What you need to do => Starting at the line that has "Emit a Python" and stopping after the line that has "3.3, 3.4, 3.5, 3.6, 3.7, 3.8, 3.9, 4.0]", reproduce the listing below exactly; omit everything else.

Entries from a dataset
□ □ □ □

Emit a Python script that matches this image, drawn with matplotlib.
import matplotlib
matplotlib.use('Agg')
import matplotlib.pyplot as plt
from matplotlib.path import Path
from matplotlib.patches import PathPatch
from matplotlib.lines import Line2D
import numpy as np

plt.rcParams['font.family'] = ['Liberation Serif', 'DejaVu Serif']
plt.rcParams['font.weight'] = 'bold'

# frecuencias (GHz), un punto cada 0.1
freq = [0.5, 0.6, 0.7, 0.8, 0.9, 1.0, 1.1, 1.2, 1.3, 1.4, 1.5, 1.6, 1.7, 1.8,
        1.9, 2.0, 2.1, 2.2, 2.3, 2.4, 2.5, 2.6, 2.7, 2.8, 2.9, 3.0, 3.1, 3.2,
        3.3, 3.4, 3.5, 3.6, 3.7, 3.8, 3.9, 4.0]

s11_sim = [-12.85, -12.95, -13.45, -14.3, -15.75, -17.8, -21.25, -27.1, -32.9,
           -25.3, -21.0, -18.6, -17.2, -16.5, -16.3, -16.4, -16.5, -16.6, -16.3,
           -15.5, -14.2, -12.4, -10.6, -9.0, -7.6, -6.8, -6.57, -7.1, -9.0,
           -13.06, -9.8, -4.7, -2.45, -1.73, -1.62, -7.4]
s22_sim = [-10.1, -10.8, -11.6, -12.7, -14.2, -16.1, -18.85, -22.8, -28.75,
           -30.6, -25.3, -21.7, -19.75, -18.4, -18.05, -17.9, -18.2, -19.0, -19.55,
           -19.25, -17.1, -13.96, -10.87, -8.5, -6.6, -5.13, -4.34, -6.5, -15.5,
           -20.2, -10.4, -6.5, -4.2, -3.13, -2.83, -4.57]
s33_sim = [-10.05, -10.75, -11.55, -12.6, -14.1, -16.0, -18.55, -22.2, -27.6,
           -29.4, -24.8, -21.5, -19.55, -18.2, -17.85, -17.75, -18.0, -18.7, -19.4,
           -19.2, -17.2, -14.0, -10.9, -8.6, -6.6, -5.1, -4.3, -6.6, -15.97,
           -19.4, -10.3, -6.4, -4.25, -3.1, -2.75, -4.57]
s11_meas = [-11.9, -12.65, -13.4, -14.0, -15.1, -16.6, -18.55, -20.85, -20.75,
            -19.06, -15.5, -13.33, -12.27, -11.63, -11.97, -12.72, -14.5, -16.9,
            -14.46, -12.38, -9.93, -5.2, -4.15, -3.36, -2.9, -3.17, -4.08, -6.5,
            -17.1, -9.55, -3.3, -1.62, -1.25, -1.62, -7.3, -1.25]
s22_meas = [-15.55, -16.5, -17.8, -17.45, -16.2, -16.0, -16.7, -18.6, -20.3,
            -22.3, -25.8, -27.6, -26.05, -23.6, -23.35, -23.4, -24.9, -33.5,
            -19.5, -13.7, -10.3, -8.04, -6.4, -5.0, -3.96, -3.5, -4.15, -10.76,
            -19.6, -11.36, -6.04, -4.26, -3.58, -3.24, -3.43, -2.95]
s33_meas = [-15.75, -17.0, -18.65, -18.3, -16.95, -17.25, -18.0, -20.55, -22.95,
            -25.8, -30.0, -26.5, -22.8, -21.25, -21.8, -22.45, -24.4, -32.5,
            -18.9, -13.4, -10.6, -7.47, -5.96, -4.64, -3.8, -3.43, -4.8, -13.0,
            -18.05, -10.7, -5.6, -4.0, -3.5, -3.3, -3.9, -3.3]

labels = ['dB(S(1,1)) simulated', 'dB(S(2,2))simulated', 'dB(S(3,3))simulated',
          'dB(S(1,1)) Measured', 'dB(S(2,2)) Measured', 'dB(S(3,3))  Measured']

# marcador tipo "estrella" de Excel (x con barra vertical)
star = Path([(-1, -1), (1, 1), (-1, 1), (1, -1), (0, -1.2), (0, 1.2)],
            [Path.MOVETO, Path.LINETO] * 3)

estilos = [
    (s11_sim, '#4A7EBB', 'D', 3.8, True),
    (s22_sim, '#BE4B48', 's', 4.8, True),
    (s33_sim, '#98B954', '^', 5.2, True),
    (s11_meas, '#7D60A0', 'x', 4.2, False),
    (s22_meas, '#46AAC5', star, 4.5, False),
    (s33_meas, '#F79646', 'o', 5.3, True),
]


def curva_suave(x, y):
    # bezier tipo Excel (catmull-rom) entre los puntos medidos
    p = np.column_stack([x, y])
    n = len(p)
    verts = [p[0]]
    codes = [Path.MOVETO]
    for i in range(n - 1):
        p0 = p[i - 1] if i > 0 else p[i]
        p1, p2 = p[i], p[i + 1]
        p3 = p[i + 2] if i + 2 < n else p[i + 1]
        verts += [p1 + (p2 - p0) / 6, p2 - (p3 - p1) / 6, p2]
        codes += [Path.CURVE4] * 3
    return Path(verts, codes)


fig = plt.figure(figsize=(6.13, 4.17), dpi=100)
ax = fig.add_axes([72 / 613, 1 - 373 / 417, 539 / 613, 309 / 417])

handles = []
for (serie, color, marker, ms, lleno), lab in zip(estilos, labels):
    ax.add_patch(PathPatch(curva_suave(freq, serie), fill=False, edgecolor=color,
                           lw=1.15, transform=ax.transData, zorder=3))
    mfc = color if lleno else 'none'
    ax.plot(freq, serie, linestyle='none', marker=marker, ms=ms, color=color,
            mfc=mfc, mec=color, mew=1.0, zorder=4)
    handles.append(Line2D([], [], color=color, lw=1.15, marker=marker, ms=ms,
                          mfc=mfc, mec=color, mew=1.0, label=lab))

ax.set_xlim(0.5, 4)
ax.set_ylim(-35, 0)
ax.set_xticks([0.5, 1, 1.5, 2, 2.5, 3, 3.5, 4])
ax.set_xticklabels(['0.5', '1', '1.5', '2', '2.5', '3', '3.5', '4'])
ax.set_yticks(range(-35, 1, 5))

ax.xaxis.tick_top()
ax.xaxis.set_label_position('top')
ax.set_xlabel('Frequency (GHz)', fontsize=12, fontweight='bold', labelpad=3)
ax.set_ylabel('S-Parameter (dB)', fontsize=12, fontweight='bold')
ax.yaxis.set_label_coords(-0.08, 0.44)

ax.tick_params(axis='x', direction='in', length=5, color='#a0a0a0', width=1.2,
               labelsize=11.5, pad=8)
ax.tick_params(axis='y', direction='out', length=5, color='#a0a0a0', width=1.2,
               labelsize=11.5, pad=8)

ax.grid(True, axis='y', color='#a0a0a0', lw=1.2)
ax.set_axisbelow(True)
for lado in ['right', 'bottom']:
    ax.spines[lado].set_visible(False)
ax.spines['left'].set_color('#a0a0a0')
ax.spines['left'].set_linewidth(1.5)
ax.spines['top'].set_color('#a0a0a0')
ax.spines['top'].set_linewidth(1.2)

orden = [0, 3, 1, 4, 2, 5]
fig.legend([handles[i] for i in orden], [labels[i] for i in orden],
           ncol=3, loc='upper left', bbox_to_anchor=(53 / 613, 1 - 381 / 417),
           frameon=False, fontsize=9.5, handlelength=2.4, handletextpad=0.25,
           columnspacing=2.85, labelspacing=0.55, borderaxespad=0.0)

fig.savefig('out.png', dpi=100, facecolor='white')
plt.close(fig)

□ □ □ □

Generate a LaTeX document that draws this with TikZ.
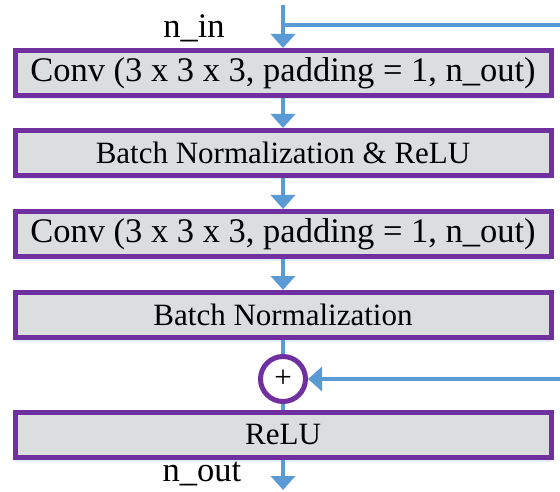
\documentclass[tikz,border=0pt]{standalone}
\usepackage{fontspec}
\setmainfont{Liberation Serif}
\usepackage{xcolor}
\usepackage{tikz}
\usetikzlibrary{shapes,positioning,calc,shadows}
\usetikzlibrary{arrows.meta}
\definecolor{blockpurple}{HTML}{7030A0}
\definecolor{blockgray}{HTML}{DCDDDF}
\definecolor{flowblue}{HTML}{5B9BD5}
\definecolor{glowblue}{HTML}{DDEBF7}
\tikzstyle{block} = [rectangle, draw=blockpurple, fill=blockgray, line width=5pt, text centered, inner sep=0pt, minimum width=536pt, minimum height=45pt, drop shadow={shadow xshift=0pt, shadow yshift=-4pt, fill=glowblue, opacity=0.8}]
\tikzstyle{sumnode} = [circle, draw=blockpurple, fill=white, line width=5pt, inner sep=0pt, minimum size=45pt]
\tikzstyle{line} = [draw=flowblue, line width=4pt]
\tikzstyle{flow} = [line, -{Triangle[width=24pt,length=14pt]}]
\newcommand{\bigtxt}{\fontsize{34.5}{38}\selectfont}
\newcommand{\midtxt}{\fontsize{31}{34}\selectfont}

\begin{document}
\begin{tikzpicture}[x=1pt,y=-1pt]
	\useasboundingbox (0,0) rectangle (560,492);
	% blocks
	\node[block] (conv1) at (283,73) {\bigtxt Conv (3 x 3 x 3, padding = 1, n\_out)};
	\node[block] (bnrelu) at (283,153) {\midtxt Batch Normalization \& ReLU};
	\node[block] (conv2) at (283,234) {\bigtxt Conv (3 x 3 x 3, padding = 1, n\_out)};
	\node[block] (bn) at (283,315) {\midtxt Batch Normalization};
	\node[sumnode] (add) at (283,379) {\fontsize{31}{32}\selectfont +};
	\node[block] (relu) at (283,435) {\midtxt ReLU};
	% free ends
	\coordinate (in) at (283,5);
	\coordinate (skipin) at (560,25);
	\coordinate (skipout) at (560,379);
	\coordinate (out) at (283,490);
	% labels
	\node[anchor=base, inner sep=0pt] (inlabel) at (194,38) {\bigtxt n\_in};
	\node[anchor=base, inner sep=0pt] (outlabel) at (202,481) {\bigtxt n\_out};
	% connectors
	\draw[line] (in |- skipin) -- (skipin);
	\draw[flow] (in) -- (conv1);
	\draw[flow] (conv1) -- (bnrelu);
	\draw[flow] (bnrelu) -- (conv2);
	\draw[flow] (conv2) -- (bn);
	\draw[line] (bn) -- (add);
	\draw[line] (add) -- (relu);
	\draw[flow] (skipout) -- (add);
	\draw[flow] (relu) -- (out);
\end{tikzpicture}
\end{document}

□ □ □ □

Solution for this task =>
Emit a Python script that matches this image, drawn with matplotlib.
import matplotlib
matplotlib.use('Agg')
import matplotlib.pyplot as plt
from matplotlib.path import Path
from matplotlib.patches import PathPatch
from matplotlib.lines import Line2D
import numpy as np

plt.rcParams['font.family'] = ['Liberation Serif', 'DejaVu Serif']
plt.rcParams['font.weight'] = 'bold'

# frecuencias (GHz), un punto cada 0.1
freq = [0.5, 0.6, 0.7, 0.8, 0.9, 1.0, 1.1, 1.2, 1.3, 1.4, 1.5, 1.6, 1.7, 1.8,
        1.9, 2.0, 2.1, 2.2, 2.3, 2.4, 2.5, 2.6, 2.7, 2.8, 2.9, 3.0, 3.1, 3.2,
        3.3, 3.4, 3.5, 3.6, 3.7, 3.8, 3.9, 4.0]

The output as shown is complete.